__Written exercise__:
Output every line exactly as written. Leave out pictures.

__Data segment__:
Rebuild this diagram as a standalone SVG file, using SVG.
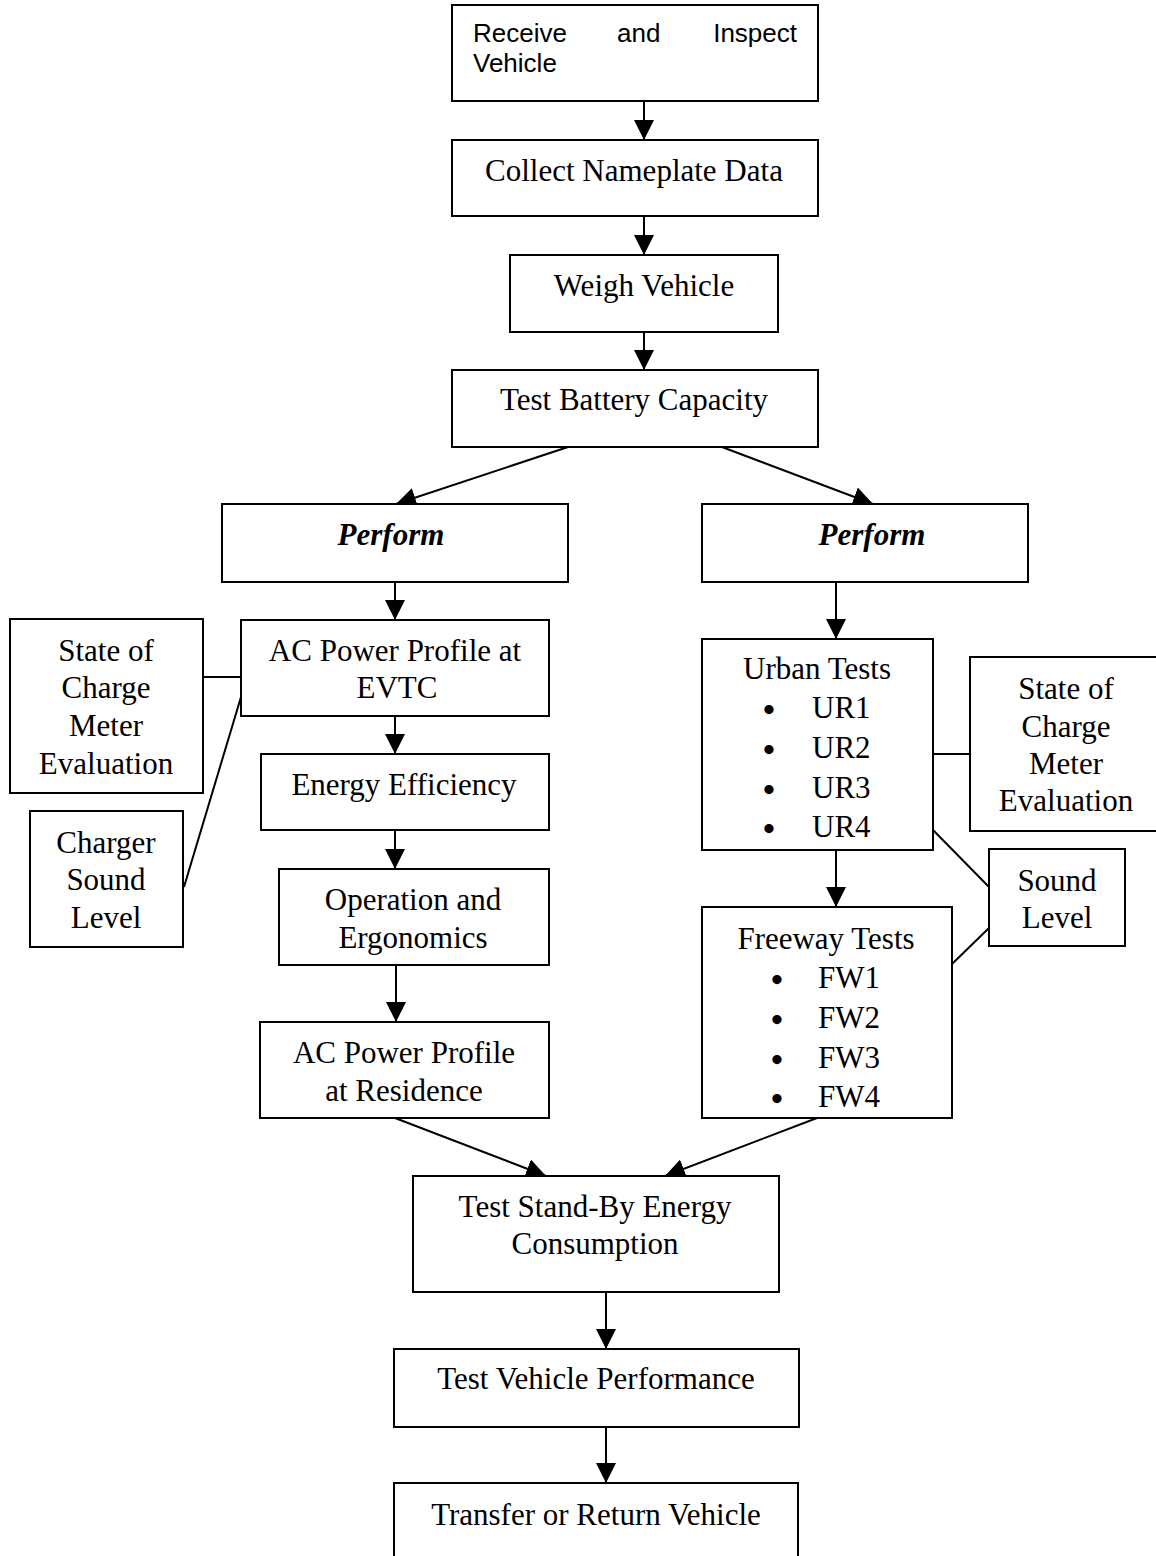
<svg xmlns="http://www.w3.org/2000/svg" width="1156" height="1556" viewBox="0 0 1156 1556">
<style>
.b{fill:#fff;stroke:#000;stroke-width:2}
.t{font-family:"Liberation Serif","Times New Roman",serif;font-size:31px;fill:#000;text-anchor:middle}
.l{font-family:"Liberation Serif","Times New Roman",serif;font-size:31px;fill:#000}
.d{font-size:34px;font-weight:bold}
.a{font-family:"Liberation Sans",Arial,sans-serif;font-size:26px;fill:#000}
.bi{font-weight:bold;font-style:italic}
.c{stroke:#000;stroke-width:2;fill:none}
.ar{marker-end:url(#ah)}
</style>
<defs>
<marker id="ah" markerUnits="userSpaceOnUse" markerWidth="22" markerHeight="22" refX="20" refY="11" orient="auto">
<path d="M0,1 L20,11 L0,21 z" fill="#000"/>
</marker>
</defs>
<rect width="1156" height="1556" fill="#fff"/>
<g id="connectors">
<line class="c ar" x1="644" y1="101" x2="644" y2="140"/>
<line class="c ar" x1="644" y1="216" x2="644" y2="255"/>
<line class="c ar" x1="644" y1="332" x2="644" y2="370"/>
<line class="c ar" x1="568" y1="447" x2="396" y2="504"/>
<line class="c ar" x1="722" y1="447" x2="873" y2="504"/>
<line class="c ar" x1="395" y1="582" x2="395" y2="620"/>
<line class="c ar" x1="395" y1="716" x2="395" y2="754"/>
<line class="c ar" x1="395" y1="830" x2="395" y2="869"/>
<line class="c ar" x1="396" y1="965" x2="396" y2="1022"/>
<line class="c ar" x1="836" y1="582" x2="836" y2="639"/>
<line class="c ar" x1="836" y1="850" x2="836" y2="907"/>
<line class="c ar" x1="395" y1="1118" x2="546" y2="1176"/>
<line class="c ar" x1="817" y1="1118" x2="665" y2="1176"/>
<line class="c ar" x1="606" y1="1292" x2="606" y2="1349"/>
<line class="c ar" x1="606" y1="1427" x2="606" y2="1483"/>
<line class="c" x1="203" y1="677" x2="241" y2="677"/>
<line class="c" x1="184" y1="887" x2="241" y2="697"/>
<line class="c" x1="933" y1="754" x2="970" y2="754"/>
<line class="c" x1="933" y1="830" x2="989" y2="887"/>
<line class="c" x1="952" y1="964" x2="989" y2="928"/>
</g>
<g id="receive">
<rect class="b" x="452" y="5" width="366" height="96"/>
<text class="a" x="473" y="42">Receive</text>
<text class="a" x="617" y="42">and</text>
<text class="a" x="797" y="42" text-anchor="end">Inspect</text>
<text class="a" x="473" y="72">Vehicle</text>
</g>
<g id="collect">
<rect class="b" x="452" y="140" width="366" height="76"/>
<text class="t" x="634" y="181">Collect Nameplate Data</text>
</g>
<g id="weigh">
<rect class="b" x="510" y="255" width="268" height="77"/>
<text class="t" x="644" y="296">Weigh Vehicle</text>
</g>
<g id="battery">
<rect class="b" x="452" y="370" width="366" height="77"/>
<text class="t" x="634" y="410">Test Battery Capacity</text>
</g>
<g id="performL">
<rect class="b" x="222" y="504" width="346" height="78"/>
<text class="t bi" x="391" y="545">Perform</text>
</g>
<g id="performR">
<rect class="b" x="702" y="504" width="326" height="78"/>
<text class="t bi" x="872" y="545">Perform</text>
</g>
<g id="socL">
<rect class="b" x="10" y="619" width="193" height="174"/>
<text class="t" x="106" y="661">State of</text>
<text class="t" x="106" y="698">Charge</text>
<text class="t" x="106" y="736">Meter</text>
<text class="t" x="106" y="774">Evaluation</text>
</g>
<g id="acEVTC">
<rect class="b" x="241" y="620" width="308" height="96"/>
<text class="t" x="395" y="661">AC Power Profile at</text>
<text class="t" x="397" y="698">EVTC</text>
</g>
<g id="charger">
<rect class="b" x="30" y="811" width="153" height="136"/>
<text class="t" x="106" y="853">Charger</text>
<text class="t" x="106" y="890">Sound</text>
<text class="t" x="106" y="928">Level</text>
</g>
<g id="energy">
<rect class="b" x="261" y="754" width="288" height="76"/>
<text class="t" x="404" y="795">Energy Efficiency</text>
</g>
<g id="operation">
<rect class="b" x="279" y="869" width="270" height="96"/>
<text class="t" x="413" y="910">Operation and</text>
<text class="t" x="413" y="948">Ergonomics</text>
</g>
<g id="residence">
<rect class="b" x="260" y="1022" width="289" height="96"/>
<text class="t" x="404" y="1063">AC Power Profile</text>
<text class="t" x="404" y="1101">at Residence</text>
</g>
<g id="urban">
<rect class="b" x="702" y="639" width="231" height="211"/>
<text class="l"><tspan x="817" y="679" text-anchor="middle">Urban Tests</tspan><tspan class="d" x="763" y="721">•</tspan><tspan x="812" y="718">UR1</tspan><tspan class="d" x="763" y="761">•</tspan><tspan x="812" y="758">UR2</tspan><tspan class="d" x="763" y="801">•</tspan><tspan x="812" y="798">UR3</tspan><tspan class="d" x="763" y="840">•</tspan><tspan x="812" y="837">UR4</tspan></text>
</g>
<g id="socR">
<rect class="b" x="970" y="657" width="200" height="174"/>
<text class="t" x="1066" y="699">State of</text>
<text class="t" x="1066" y="737">Charge</text>
<text class="t" x="1066" y="774">Meter</text>
<text class="t" x="1066" y="811">Evaluation</text>
</g>
<g id="sound">
<rect class="b" x="989" y="849" width="136" height="97"/>
<text class="t" x="1057" y="891">Sound</text>
<text class="t" x="1057" y="928">Level</text>
</g>
<g id="freeway">
<rect class="b" x="702" y="907" width="250" height="211"/>
<text class="l"><tspan x="826" y="949" text-anchor="middle">Freeway Tests</tspan><tspan class="d" x="771" y="991">•</tspan><tspan x="818" y="988">FW1</tspan><tspan class="d" x="771" y="1031">•</tspan><tspan x="818" y="1028">FW2</tspan><tspan class="d" x="771" y="1071">•</tspan><tspan x="818" y="1068">FW3</tspan><tspan class="d" x="771" y="1110">•</tspan><tspan x="818" y="1107">FW4</tspan></text>
</g>
<g id="standby">
<rect class="b" x="413" y="1176" width="366" height="116"/>
<text class="t" x="595" y="1217">Test Stand-By Energy</text>
<text class="t" x="595" y="1254">Consumption</text>
</g>
<g id="vehicle">
<rect class="b" x="394" y="1349" width="405" height="78"/>
<text class="t" x="596" y="1389">Test Vehicle Performance</text>
</g>
<g id="transfer">
<rect class="b" x="394" y="1483" width="404" height="90"/>
<text class="t" x="596" y="1525">Transfer or Return Vehicle</text>
</g>
</svg>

__Written answer__:
Rebuild this diagram as a standalone SVG file, using SVG.
<svg xmlns="http://www.w3.org/2000/svg" width="1156" height="1556" viewBox="0 0 1156 1556">
<style>
.b{fill:#fff;stroke:#000;stroke-width:2}
.t{font-family:"Liberation Serif","Times New Roman",serif;font-size:31px;fill:#000;text-anchor:middle}
.l{font-family:"Liberation Serif","Times New Roman",serif;font-size:31px;fill:#000}
.d{font-size:34px;font-weight:bold}
.a{font-family:"Liberation Sans",Arial,sans-serif;font-size:26px;fill:#000}
.bi{font-weight:bold;font-style:italic}
.c{stroke:#000;stroke-width:2;fill:none}
.ar{marker-end:url(#ah)}
</style>
<defs>
<marker id="ah" markerUnits="userSpaceOnUse" markerWidth="22" markerHeight="22" refX="20" refY="11" orient="auto">
<path d="M0,1 L20,11 L0,21 z" fill="#000"/>
</marker>
</defs>
<rect width="1156" height="1556" fill="#fff"/>
<g id="connectors">
<line class="c ar" x1="644" y1="101" x2="644" y2="140"/>
<line class="c ar" x1="644" y1="216" x2="644" y2="255"/>
<line class="c ar" x1="644" y1="332" x2="644" y2="370"/>
<line class="c ar" x1="568" y1="447" x2="396" y2="504"/>
<line class="c ar" x1="722" y1="447" x2="873" y2="504"/>
<line class="c ar" x1="395" y1="582" x2="395" y2="620"/>
<line class="c ar" x1="395" y1="716" x2="395" y2="754"/>
<line class="c ar" x1="395" y1="830" x2="395" y2="869"/>
<line class="c ar" x1="396" y1="965" x2="396" y2="1022"/>
<line class="c ar" x1="836" y1="582" x2="836" y2="639"/>
<line class="c ar" x1="836" y1="850" x2="836" y2="907"/>
<line class="c ar" x1="395" y1="1118" x2="546" y2="1176"/>
<line class="c ar" x1="817" y1="1118" x2="665" y2="1176"/>
<line class="c ar" x1="606" y1="1292" x2="606" y2="1349"/>
<line class="c ar" x1="606" y1="1427" x2="606" y2="1483"/>
<line class="c" x1="203" y1="677" x2="241" y2="677"/>
<line class="c" x1="184" y1="887" x2="241" y2="697"/>
<line class="c" x1="933" y1="754" x2="970" y2="754"/>
<line class="c" x1="933" y1="830" x2="989" y2="887"/>
<line class="c" x1="952" y1="964" x2="989" y2="928"/>
</g>
<g id="receive">
<rect class="b" x="452" y="5" width="366" height="96"/>
<text class="a" x="473" y="42">Receive</text>
<text class="a" x="617" y="42">and</text>
<text class="a" x="797" y="42" text-anchor="end">Inspect</text>
<text class="a" x="473" y="72">Vehicle</text>
</g>
<g id="collect">
<rect class="b" x="452" y="140" width="366" height="76"/>
<text class="t" x="634" y="181">Collect Nameplate Data</text>
</g>
<g id="weigh">
<rect class="b" x="510" y="255" width="268" height="77"/>
<text class="t" x="644" y="296">Weigh Vehicle</text>
</g>
<g id="battery">
<rect class="b" x="452" y="370" width="366" height="77"/>
<text class="t" x="634" y="410">Test Battery Capacity</text>
</g>
<g id="performL">
<rect class="b" x="222" y="504" width="346" height="78"/>
<text class="t bi" x="391" y="545">Perform</text>
</g>
<g id="performR">
<rect class="b" x="702" y="504" width="326" height="78"/>
<text class="t bi" x="872" y="545">Perform</text>
</g>
<g id="socL">
<rect class="b" x="10" y="619" width="193" height="174"/>
<text class="t" x="106" y="661">State of</text>
<text class="t" x="106" y="698">Charge</text>
<text class="t" x="106" y="736">Meter</text>
<text class="t" x="106" y="774">Evaluation</text>
</g>
<g id="acEVTC">
<rect class="b" x="241" y="620" width="308" height="96"/>
<text class="t" x="395" y="661">AC Power Profile at</text>
<text class="t" x="397" y="698">EVTC</text>
</g>
<g id="charger">
<rect class="b" x="30" y="811" width="153" height="136"/>
<text class="t" x="106" y="853">Charger</text>
<text class="t" x="106" y="890">Sound</text>
<text class="t" x="106" y="928">Level</text>
</g>
<g id="energy">
<rect class="b" x="261" y="754" width="288" height="76"/>
<text class="t" x="404" y="795">Energy Efficiency</text>
</g>
<g id="operation">
<rect class="b" x="279" y="869" width="270" height="96"/>
<text class="t" x="413" y="910">Operation and</text>
<text class="t" x="413" y="948">Ergonomics</text>
</g>
<g id="residence">
<rect class="b" x="260" y="1022" width="289" height="96"/>
<text class="t" x="404" y="1063">AC Power Profile</text>
<text class="t" x="404" y="1101">at Residence</text>
</g>
<g id="urban">
<rect class="b" x="702" y="639" width="231" height="211"/>
<text class="l"><tspan x="817" y="679" text-anchor="middle">Urban Tests</tspan><tspan class="d" x="763" y="721">•</tspan><tspan x="812" y="718">UR1</tspan><tspan class="d" x="763" y="761">•</tspan><tspan x="812" y="758">UR2</tspan><tspan class="d" x="763" y="801">•</tspan><tspan x="812" y="798">UR3</tspan><tspan class="d" x="763" y="840">•</tspan><tspan x="812" y="837">UR4</tspan></text>
</g>
<g id="socR">
<rect class="b" x="970" y="657" width="200" height="174"/>
<text class="t" x="1066" y="699">State of</text>
<text class="t" x="1066" y="737">Charge</text>
<text class="t" x="1066" y="774">Meter</text>
<text class="t" x="1066" y="811">Evaluation</text>
</g>
<g id="sound">
<rect class="b" x="989" y="849" width="136" height="97"/>
<text class="t" x="1057" y="891">Sound</text>
<text class="t" x="1057" y="928">Level</text>
</g>
<g id="freeway">
<rect class="b" x="702" y="907" width="250" height="211"/>
<text class="l"><tspan x="826" y="949" text-anchor="middle">Freeway Tests</tspan><tspan class="d" x="771" y="991">•</tspan><tspan x="818" y="988">FW1</tspan><tspan class="d" x="771" y="1031">•</tspan><tspan x="818" y="1028">FW2</tspan><tspan class="d" x="771" y="1071">•</tspan><tspan x="818" y="1068">FW3</tspan><tspan class="d" x="771" y="1110">•</tspan><tspan x="818" y="1107">FW4</tspan></text>
</g>
<g id="standby">
<rect class="b" x="413" y="1176" width="366" height="116"/>
<text class="t" x="595" y="1217">Test Stand-By Energy</text>
<text class="t" x="595" y="1254">Consumption</text>
</g>
<g id="vehicle">
<rect class="b" x="394" y="1349" width="405" height="78"/>
<text class="t" x="596" y="1389">Test Vehicle Performance</text>
</g>
<g id="transfer">
<rect class="b" x="394" y="1483" width="404" height="90"/>
<text class="t" x="596" y="1525">Transfer or Return Vehicle</text>
</g>
</svg>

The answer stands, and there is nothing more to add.